Fresa (Spanish for "strawberry") or Eres Fresa, is a slang, socially used in Mexico and some parts of Latin America  to describe a cultural stereotype of superficial youngsters who, by the traditional definition of the word, came from an educated, upper-class family. The word was originally used by teenagers and young adults alike. Nowadays, its use has spread to all age groups.

Fresas are typically seen to be stand-offish and use a mixture of Spanish, and English or "Spanglish." Having an accent, similarly as if one had " la papa en la boca," having a potato in your mouth. The term fresa may be considered synonymous with the term preppy, which originated in the United States in the 1960s to define teenagers with a conservative mentality who did not drink and proudly displayed their social status. In Mexico, during the 1970s, the meaning changed and became a term to describe the lifestyles of the youth who were wealthy and well-known.

However, the current usage of the term in Mexico has its origins in the late 1980s. During the rapid change in society as a result of globalization, which brought new forms of fashion, food and entertainment into the culture, a number of Mexican people began to adopt the "preppy" American lifestyle by mimicking American styles of dress, mannerisms and etiquette. Some examples include wearing polo shirts, boat shoes and chinos. The colloquialisms used by fresas are often referred to as "fresa talk".
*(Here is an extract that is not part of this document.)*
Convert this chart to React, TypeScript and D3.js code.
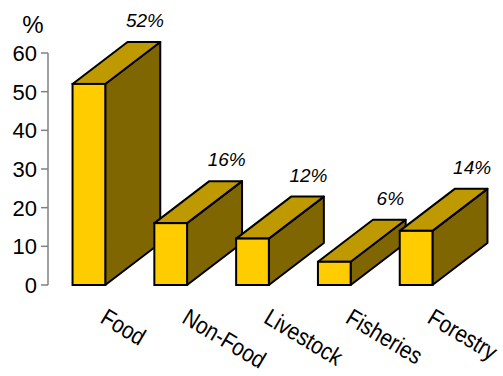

It was at this time when the toy doll Strawberry Shortcake (Rosita Fresita) came to the scene in Mexican toy stores all over the country. It became very popular among girls, especially those amongst the upper middle and upper class. Younger Mexicans began teasing each other using the term, you are too sweet like Strawberry Shortcake (eres más dulce que Rosita Fresita). Rosita Fresita became the symbol of being cheesy in relation to being too polished, in the way you talk, you dress, etc... It was also closely related to the color pink, a color that was more relatable to girls in the upper class. So much was the case that wearing the color pink as a man became as a symbol of status, of being ¨fresa¨ like Rosita Fresita (Strawberry Shortcake).

Sociolinguistic use

Ever since it has come into use, the term has referred to the specific lifestyles, behaviors, habits, and other characteristics that have no specific relation to economic status or ethnicity, but that somehow became factors of the phenomenon when these lifestyles and habits required certain aspects that can only be found in an upper class circle. Although it is not critically necessary because belonging to a fresa group pertains to the way one thinks and acts. People that call themselves "fresas", are usually not part of it, but rather a false attempt to belong in that group. That is to say, 'authentic' fresas do not exist, although some people naturally think, behave, and act the stereotype without noticing it, and they find it completely normal. The term has been made popular in other Latin American countries due to international popularity of TV shows with fresa characters. In Venezuela there is another word for the same people, which is "cotufa", which literally means popcorn. Supposedly, the reason for this term is due to the comparison of "one's brain to a piece of popcorn", but this term has its differences from the word "fresa". The term "cotufa" is actually more like the "dumb blonde" trope, but in Venezuela hair color is not a deciding factor as people with other hair colors may also have similar traits. A closer term would be the word "sifrina", because it is directly related to rich, spoiled girls.

Fresa is sometimes considered the stereotypical opposite of naco, however it is not always a derogatory word. Traditionally, teens who attend expensive schools or have wealthy parents (and are more likely to be fresas) are called "niños bien" (fine children) or "gente bien" (fine people). The fresa accent is also different from the typical slow-spoken Mexican accent of some regions, with a higher established accent and different tone. While originally, most of the educated high class regarded as fresas had a proper vocabulary in concordance with their education, upbringing and status, nowadays fresas have a way of speech that is considered frivolous and many times uneducated by the intellectual elite (composed of people from all social classes). The fresa clothing mostly consists of top, mainstream brands such as: Abercrombie & Fitch, Hollister Co., Lacoste, Armani as well as other expensive clothing brands, and can usually be seen shopping in well located shopping centers (malls) and always paying with cards instead of cash.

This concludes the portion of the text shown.